As he put it: if AI makes the decision, it becomes too easy for humans to disclaim responsibility.
The panelists spoke at length about accountability. Henkel noted that one of the clearest remaining advantages of human decision-makers is that they can be held responsible for their choices. How accountability works when an AI system makes or shapes a consequential decision is still an open question.
The audience also raised the question of inequality: does AI widen the gap between large, well-resourced organizations and smaller ones? Perspectives in the room diverged.
Henkel noted that the evidence is still mixed. AI can augment experienced workers and support less experienced ones, he argued, though it is not yet clear which force dominates.
One attendee thought the opposite, and argued that smaller companies may benefit most, given their ability to move quickly and act without the overhead that slows large organizations.
Henkel also flagged a structural risk for the applicant's experience that has received less attention: if AI makes recruitment interviews essentially costless for companies, there is nothing to prevent hiring processes from expanding to ten or twelve rounds.
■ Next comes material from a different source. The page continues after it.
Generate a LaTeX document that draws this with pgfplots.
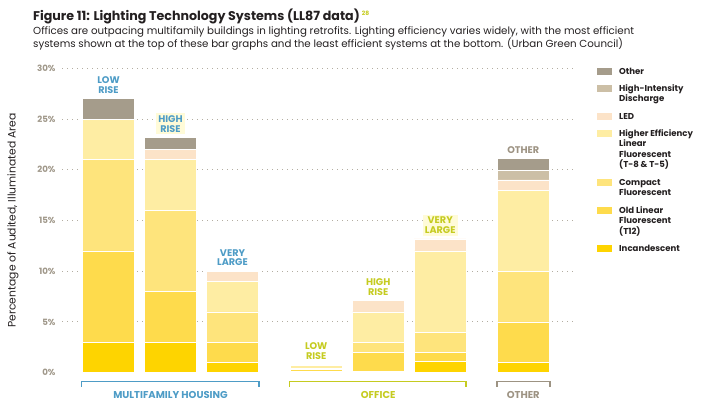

The cost burden then shifts entirely to applicants, which could make job searching significantly worse for candidates.

What collaboration between research and industry makes possible
The seminar showed what's possible when academic researchers and industry partners put their heads together. Rather than debating AI in the abstract, the morning was grounded in experimental data, live deployments, and the practical decisions that come with building and evaluating these tools in real organizations.
The questions from the floor reflected how much is still unsettled. They ranged from how soft skills can be reliably assessed at scale, and whether AI will ultimately compress or widen capability gaps, to whether the technical architectures underlying today's tools are approaching their limits.
As both panelists acknowledged, the answers depend heavily on context. What AI does well in a standardized, high-volume hiring process looks very different from what it can offer in a boardroom. Getting that distinction right, and building the human expertise to judge it, may matter more than the tools themselves.
Thank you to Lele Cao, Luca Henkel, and Sam Cao for a thought-provoking and engaging morning at the Stockholm School of Economics!